As volunteers cleaned up over 200 locations across India, several ministers took centre stage to reiterate the importance of cleanliness and the progress the Swachh Bharat campaign has made so far.

“The key to everything, whether it is to encourage tourism, tackle environmental issues or improve public health, it is all linked to Swachhta”, said Prakash Javadekar, Minister of Human Resource Development. “I have full faith that our aim of Swachh Bharat will be realised”, he said, adding that the government’s initiative has turned cleanliness into a people’s movement.

Narayan Swamy, the Chief Minister of Puducherry, and Raman Singh, the Chief Minister of Chhattisgarh stated that their states will be open-defecation free by October 2, 2017, and October 2, 2018, respectively, much before the Swachh Bharat Abhiyan’s target of October 2019.

Raghubar Das, the Chief Minister of Jharkhand, too aims to make the state open-defecation free by December 2018. In the recent Swachhta Survey conducted by the National Sample Survey Office (NSSO), Jharkhand was cited as the worst state in the country as far as cleanliness was concerned.
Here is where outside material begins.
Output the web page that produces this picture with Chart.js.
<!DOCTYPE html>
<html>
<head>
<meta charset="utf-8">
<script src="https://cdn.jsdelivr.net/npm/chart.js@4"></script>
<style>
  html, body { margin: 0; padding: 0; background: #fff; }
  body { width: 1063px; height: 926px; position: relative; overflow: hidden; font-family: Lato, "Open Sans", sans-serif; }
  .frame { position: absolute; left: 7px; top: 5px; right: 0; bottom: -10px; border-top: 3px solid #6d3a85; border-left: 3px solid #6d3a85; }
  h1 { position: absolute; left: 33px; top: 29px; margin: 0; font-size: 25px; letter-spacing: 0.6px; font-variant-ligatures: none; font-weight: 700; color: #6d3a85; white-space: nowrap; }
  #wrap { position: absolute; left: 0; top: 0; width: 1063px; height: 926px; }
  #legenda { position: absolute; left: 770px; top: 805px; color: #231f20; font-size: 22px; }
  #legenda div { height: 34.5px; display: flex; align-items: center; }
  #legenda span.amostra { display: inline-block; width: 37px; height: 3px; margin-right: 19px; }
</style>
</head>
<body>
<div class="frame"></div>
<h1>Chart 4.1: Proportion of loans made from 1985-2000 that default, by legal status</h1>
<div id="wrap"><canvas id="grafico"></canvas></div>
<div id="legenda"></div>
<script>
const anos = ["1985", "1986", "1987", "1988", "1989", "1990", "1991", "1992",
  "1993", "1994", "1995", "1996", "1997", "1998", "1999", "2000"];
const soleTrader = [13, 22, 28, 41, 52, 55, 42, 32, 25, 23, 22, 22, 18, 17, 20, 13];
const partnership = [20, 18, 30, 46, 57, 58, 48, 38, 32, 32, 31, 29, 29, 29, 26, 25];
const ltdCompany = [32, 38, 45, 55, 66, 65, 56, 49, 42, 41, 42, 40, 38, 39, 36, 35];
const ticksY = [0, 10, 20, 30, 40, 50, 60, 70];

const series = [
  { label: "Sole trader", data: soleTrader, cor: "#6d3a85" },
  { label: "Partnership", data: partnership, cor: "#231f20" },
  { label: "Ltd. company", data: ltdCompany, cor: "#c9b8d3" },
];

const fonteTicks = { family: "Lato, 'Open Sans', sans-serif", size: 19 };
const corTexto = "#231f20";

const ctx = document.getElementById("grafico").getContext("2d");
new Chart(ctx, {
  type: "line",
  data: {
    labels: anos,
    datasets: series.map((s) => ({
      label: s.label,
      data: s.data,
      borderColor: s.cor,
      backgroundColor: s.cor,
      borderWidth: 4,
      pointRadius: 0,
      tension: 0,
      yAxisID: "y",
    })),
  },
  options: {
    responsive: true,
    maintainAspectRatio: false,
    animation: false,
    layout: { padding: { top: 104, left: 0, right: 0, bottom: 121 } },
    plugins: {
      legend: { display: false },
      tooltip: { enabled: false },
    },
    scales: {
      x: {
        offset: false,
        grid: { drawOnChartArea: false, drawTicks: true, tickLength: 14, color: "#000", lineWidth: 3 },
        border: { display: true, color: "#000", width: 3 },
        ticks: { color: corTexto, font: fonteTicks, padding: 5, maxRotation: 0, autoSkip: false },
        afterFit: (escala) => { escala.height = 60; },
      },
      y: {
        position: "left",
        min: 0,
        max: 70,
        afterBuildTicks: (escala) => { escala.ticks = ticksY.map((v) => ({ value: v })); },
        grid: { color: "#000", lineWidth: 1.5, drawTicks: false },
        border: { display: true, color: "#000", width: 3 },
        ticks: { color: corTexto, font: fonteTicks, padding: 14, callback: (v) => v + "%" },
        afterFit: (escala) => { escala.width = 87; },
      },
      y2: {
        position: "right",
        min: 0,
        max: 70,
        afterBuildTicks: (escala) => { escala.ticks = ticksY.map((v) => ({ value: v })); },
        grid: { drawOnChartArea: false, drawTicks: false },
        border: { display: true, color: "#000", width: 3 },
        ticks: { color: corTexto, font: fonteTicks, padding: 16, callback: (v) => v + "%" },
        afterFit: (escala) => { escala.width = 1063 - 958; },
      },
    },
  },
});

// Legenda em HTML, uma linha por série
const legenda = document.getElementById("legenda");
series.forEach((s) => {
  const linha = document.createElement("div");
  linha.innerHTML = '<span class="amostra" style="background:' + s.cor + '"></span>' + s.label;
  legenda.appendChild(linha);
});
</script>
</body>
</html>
Making the country open-defecation free will have significant and far-reaching consequences in uplifting the country. However, “maintenance of toilets is a huge issue,” said, Venkaiah Naidu, the Minister of Urban Development of India. “We can build toilets but we need help from corporates and NGOs to help maintain these toilets at a certain standard”, he said during the Cleanathon.

Railway Minister, Suresh Prabhu highlighted how railways is working on a large scale to implement bio-toilets and deal with open defecation on the tracks.
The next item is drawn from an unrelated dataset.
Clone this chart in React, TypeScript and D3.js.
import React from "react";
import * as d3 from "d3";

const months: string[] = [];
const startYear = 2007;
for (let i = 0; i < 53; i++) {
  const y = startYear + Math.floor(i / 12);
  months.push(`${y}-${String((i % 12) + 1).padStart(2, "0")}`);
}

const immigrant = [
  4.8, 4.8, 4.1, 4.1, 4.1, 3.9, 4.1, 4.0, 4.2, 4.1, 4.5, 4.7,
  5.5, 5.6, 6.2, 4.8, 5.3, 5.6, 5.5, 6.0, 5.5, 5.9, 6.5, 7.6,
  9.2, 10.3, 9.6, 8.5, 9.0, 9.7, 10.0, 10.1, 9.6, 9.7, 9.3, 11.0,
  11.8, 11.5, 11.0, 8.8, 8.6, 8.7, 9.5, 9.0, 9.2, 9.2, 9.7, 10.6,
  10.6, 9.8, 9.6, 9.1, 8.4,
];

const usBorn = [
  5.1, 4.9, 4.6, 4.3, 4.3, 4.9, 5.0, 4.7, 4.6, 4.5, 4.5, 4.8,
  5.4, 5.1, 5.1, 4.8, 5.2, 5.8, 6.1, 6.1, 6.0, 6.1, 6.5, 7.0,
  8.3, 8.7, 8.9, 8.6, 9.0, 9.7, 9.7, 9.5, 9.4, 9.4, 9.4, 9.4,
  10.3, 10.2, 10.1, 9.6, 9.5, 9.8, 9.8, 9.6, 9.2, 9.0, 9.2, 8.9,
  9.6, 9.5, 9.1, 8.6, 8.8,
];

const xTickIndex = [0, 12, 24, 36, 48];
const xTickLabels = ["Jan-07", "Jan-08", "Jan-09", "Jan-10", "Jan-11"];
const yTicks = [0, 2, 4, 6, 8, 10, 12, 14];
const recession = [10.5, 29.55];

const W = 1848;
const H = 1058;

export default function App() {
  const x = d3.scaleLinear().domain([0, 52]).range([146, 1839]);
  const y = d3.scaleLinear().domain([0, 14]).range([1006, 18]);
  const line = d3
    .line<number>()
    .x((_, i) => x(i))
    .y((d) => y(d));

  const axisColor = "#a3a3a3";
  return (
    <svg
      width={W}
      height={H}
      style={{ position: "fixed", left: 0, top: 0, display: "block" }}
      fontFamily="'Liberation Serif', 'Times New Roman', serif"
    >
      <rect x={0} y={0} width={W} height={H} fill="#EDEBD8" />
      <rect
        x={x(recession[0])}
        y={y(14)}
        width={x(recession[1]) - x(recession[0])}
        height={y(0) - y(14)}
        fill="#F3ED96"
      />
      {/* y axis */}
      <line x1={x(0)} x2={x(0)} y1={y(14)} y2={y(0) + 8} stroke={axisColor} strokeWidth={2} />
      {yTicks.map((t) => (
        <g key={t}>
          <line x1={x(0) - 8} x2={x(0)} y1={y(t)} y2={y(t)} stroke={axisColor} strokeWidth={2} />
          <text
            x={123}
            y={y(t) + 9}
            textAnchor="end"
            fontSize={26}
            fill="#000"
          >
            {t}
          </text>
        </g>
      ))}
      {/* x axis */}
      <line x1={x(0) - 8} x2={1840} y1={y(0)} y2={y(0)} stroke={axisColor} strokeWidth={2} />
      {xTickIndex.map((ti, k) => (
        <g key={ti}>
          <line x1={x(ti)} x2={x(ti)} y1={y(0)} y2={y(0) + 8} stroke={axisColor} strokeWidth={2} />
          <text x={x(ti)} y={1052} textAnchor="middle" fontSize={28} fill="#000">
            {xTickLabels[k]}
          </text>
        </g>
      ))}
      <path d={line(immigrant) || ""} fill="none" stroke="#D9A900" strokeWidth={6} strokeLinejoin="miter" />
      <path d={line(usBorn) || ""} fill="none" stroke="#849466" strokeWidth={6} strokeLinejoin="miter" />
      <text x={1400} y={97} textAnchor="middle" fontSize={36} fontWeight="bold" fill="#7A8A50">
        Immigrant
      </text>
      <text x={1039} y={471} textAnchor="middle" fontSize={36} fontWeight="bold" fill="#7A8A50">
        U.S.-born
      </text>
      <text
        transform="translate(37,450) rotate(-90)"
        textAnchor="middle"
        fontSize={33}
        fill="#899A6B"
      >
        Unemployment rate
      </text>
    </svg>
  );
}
The other issue that came out in the discussions was the plastic menace.

Ram Vilas Paswan, the Union Minister for Consumer Affairs, Food and Public Distribution, spoke about recycling and reusing plastic. “Instead of littering the public space with plastic which harms the health of animals and humans alike, we should recycle plastic. We can make compost or make other plastic products or even generate energy by recycling plastic. This will also generate new employment opportunities.”

Virbhadra Singh, Chief Minister of Himachal Pradesh offered a solution that his state has tried out – give jute bags instead of plastic bags to tourists.

On the subject of waste management, Laxmikant Parsekar, the Chief Minister of Goa, said that the state has a proper system for garbage disposal. “We have a solid waste management plant in Saligao plateau that has yielded great results in the last 3-4 months. Besides converting wet garbage into manure, we’re also generating fuel from that.”

The key takeaway of the Banega Swachh India Cleanathon was that making India clean cannot be the job of the government alone, the onus has to be on the citizens to ensure that cleanliness efforts can be sustained and more importantly we need to stop dirtying the country in the first place. “When everyone gets involved, they all become stakeholders and a lot more conscious of the cause”, said Kiran Bedi, Lieutenant Governor, Puducherry.